En la pista central de Wimbledon rigen las normas del pasado, pero se ha convertido en el futuro de la competición. El ejemplo de deportividad y perfección escénica que depara el torneo londinense es insuperable. No hay ruidos, protestas, escenas desagradables. El más fogoso de los jugadores, en un momento de máxima tensión sabe apelar a la serenidad para mantener el respeto al recinto y no mancillarlo con un juramento. El comportamiento de los jugadores, tan inmaculado como los uniformes blancos que el torneo impone, es un ejemplo para un público versado en el dominio de sus emociones, hechos ambos, más que acostumbrados, a ganar o a perder con deportividad. Sabedores de que millones de espectadores siguen los partidos por TV, juegan, visten, se sientan y comportan con corrección.

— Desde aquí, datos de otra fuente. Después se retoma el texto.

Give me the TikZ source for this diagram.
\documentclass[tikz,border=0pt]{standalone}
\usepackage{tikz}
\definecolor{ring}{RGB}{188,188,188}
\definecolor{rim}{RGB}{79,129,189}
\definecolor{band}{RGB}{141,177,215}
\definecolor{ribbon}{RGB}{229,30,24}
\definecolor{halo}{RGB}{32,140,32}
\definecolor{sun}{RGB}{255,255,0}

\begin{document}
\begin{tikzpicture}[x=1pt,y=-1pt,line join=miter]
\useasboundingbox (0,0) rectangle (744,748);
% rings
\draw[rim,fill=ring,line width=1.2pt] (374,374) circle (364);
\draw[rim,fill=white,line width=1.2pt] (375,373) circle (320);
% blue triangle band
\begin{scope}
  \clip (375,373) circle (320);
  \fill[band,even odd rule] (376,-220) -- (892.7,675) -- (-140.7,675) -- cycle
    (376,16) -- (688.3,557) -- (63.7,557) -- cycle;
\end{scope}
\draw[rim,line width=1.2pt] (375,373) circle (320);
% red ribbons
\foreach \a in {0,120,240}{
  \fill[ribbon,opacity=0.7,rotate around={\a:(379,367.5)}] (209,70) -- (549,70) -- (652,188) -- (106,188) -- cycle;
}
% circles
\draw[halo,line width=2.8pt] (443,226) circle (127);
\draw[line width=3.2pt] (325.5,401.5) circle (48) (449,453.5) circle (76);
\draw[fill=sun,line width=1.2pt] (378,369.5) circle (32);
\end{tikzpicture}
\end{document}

Ese control mágico, férreo, en el marco de una lucha hercúlea llevó al límite el dominio de la tensión nerviosa durante el partido de semifinales entre Rafael Nadal y Novak Djokovic. Cinco sets y más de cinco horas de tanta igualdad como emoción, con un nivel de juego sostenido en la estratosfera y muchos puntos para el recuerdo. Con un esfuerzo enorme por ambos jugadores, sin dar una bola, un juego por perdido, luchando sin pausa y dando ejemplo de madurez, equilibrio, preparación física, inteligencia y entrega.

Menos protocolario y bastante más marrullero se ha mostrado Donald Trump en su reciente visita al Reino Unido. Los modales del presidente de los Estados Unidos no han estado a la altura de la etiqueta británica. Sus desplantes a la primera ministra, la señora May, y a la propia reina han indignado incluso a los mayores partidarios de esa alianza atlántica en la que, desde España, sólo sigue soñando José María Aznar, y puede que ahora Pablo Casado. De haber sido invitado al palco de Wimbledon, el siempre airado, impaciente, despectivo Trump habría dado la nota.

Frente a su comportamiento prepotente, populachero y tramposo, que causa rechazo y siembra división, Wimbledon despliega sus viejos y apacibles encantos, el gusto por la alta competición regida por normas inviolables, siendo el respeto al adversario, a quien jamás hay que considerar como un enemigo, la primera de ellas; satisfacción por la victoria, sí, pero ganando sobre todo el cariño del público. Educación, en fin... Algo de lo que Trump carece, aunque vaya ganando el partido.